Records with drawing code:
-=-=-=-=-

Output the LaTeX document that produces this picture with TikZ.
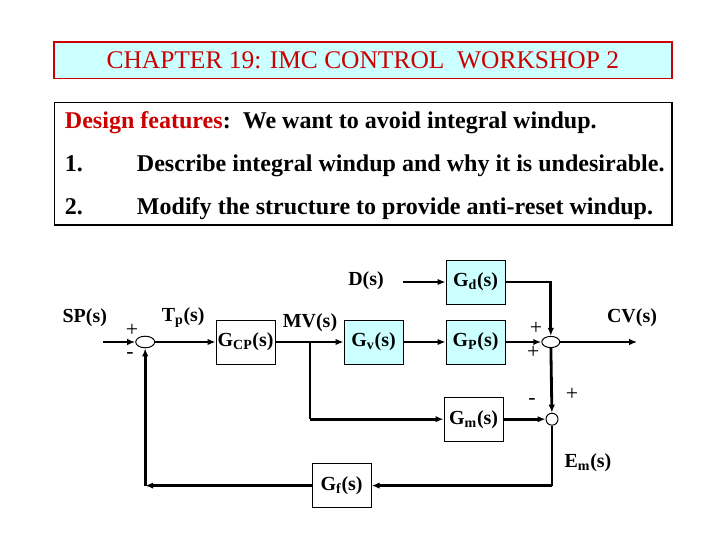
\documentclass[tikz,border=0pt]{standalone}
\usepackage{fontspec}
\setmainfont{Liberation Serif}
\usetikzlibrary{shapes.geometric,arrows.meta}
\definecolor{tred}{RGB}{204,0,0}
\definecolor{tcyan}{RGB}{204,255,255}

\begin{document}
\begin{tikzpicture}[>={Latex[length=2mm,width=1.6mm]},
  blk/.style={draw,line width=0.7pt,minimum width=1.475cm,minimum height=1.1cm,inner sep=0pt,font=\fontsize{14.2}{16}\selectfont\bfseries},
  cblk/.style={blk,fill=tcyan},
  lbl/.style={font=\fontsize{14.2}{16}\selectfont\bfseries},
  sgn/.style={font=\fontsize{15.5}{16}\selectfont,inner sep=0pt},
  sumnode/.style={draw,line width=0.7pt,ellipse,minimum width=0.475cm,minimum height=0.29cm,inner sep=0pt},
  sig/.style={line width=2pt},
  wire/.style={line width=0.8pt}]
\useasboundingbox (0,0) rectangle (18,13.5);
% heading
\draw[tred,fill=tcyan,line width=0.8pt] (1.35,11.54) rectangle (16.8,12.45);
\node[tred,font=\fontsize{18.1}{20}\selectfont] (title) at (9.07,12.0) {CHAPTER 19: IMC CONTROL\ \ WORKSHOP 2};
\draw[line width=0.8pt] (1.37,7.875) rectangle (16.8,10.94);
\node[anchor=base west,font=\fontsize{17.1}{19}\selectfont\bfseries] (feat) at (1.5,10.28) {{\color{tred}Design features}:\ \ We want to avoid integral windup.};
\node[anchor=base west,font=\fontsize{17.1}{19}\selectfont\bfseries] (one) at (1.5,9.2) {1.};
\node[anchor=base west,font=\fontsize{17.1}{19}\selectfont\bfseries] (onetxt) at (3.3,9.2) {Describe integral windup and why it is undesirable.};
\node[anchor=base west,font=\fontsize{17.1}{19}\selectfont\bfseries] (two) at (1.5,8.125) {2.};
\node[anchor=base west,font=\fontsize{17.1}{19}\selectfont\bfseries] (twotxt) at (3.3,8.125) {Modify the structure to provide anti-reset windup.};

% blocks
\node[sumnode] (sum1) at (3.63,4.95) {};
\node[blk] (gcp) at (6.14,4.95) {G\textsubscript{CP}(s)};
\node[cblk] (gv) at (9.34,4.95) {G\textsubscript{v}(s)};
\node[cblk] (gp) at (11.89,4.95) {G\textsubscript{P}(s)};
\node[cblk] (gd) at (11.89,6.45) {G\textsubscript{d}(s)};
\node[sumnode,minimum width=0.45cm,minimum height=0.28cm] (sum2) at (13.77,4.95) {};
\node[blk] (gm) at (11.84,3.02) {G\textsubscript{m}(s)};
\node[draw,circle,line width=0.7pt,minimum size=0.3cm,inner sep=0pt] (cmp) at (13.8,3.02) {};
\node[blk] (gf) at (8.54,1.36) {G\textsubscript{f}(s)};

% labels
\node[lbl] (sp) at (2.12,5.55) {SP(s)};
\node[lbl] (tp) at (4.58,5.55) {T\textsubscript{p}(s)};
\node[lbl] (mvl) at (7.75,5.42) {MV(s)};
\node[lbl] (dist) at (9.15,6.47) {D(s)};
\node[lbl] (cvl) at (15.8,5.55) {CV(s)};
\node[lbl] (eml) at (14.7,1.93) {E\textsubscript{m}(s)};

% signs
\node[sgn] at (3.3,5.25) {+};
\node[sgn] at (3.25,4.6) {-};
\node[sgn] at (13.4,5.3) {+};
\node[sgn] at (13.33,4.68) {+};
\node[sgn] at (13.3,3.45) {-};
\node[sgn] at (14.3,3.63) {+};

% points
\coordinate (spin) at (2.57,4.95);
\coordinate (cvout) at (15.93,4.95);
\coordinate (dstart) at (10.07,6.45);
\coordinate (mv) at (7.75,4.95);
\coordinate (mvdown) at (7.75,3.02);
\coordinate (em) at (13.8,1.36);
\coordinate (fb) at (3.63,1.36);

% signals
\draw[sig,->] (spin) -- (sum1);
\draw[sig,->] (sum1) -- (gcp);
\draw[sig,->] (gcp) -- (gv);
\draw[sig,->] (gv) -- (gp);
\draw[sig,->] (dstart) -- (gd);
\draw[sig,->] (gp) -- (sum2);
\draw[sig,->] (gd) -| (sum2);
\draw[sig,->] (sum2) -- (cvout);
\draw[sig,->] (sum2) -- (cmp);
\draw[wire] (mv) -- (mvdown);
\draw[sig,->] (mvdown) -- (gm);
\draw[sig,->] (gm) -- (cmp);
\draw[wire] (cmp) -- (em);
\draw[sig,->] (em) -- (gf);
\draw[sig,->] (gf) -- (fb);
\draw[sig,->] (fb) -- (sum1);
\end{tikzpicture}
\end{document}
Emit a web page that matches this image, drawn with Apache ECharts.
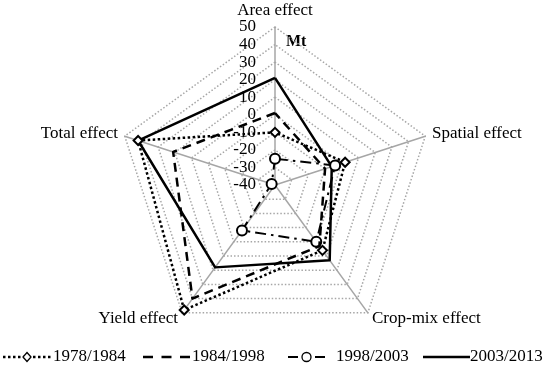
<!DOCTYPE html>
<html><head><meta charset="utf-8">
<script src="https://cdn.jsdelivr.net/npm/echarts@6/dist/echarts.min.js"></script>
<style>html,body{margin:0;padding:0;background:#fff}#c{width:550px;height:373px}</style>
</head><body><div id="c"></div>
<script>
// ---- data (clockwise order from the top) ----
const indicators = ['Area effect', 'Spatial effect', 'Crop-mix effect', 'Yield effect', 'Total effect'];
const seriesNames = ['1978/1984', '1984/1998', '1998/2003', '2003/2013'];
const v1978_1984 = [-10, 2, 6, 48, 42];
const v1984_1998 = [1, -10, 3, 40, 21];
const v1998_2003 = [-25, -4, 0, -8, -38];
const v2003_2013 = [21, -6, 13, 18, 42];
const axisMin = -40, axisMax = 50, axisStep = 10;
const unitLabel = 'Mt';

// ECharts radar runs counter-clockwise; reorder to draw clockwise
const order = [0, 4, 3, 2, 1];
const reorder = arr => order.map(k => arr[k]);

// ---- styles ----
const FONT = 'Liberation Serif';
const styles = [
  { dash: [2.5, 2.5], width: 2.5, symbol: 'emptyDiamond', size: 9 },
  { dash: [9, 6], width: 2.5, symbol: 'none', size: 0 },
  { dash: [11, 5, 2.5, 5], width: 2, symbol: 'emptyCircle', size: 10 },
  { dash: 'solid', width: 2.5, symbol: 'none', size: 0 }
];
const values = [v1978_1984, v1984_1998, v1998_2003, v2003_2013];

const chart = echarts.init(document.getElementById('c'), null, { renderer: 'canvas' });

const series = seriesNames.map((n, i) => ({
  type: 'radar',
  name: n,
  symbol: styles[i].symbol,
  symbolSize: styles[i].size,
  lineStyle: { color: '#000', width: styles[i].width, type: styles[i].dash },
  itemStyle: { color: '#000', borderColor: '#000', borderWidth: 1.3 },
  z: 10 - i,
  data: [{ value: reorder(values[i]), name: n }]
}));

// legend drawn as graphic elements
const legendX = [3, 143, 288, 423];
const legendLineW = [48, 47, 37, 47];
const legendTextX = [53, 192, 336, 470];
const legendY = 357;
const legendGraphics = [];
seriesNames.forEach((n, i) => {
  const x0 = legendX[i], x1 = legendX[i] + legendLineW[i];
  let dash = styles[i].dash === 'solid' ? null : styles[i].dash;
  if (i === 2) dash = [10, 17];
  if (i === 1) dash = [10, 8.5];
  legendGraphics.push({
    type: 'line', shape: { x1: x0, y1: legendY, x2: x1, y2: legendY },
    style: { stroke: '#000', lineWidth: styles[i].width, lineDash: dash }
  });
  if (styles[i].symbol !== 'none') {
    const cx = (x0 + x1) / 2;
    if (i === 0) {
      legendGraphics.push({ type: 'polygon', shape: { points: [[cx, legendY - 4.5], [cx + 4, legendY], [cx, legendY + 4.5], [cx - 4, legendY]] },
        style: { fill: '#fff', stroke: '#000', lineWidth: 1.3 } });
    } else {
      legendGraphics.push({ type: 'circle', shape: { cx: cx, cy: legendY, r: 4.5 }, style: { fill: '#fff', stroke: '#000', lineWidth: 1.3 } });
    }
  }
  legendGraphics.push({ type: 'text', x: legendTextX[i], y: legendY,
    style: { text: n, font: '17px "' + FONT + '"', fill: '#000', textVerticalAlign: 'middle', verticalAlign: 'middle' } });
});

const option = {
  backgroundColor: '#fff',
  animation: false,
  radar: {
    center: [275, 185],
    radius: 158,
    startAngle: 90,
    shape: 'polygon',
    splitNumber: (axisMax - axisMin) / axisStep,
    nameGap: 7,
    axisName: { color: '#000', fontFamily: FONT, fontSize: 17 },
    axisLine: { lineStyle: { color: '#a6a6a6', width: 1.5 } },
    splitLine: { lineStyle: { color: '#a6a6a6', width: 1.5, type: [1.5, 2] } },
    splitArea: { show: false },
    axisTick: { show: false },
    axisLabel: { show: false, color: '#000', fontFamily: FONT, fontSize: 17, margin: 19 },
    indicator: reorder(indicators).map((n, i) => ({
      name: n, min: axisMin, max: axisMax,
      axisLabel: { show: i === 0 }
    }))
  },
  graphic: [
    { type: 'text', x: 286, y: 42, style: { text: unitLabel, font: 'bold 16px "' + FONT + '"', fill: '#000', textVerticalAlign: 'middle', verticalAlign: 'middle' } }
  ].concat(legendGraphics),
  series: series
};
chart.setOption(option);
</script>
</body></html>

-=-=-=-=-

WHAT YOU NEED TO DO:
How many lines in the records above contain the word "this"? Give only the number.

SOLVED PROBLEM:
2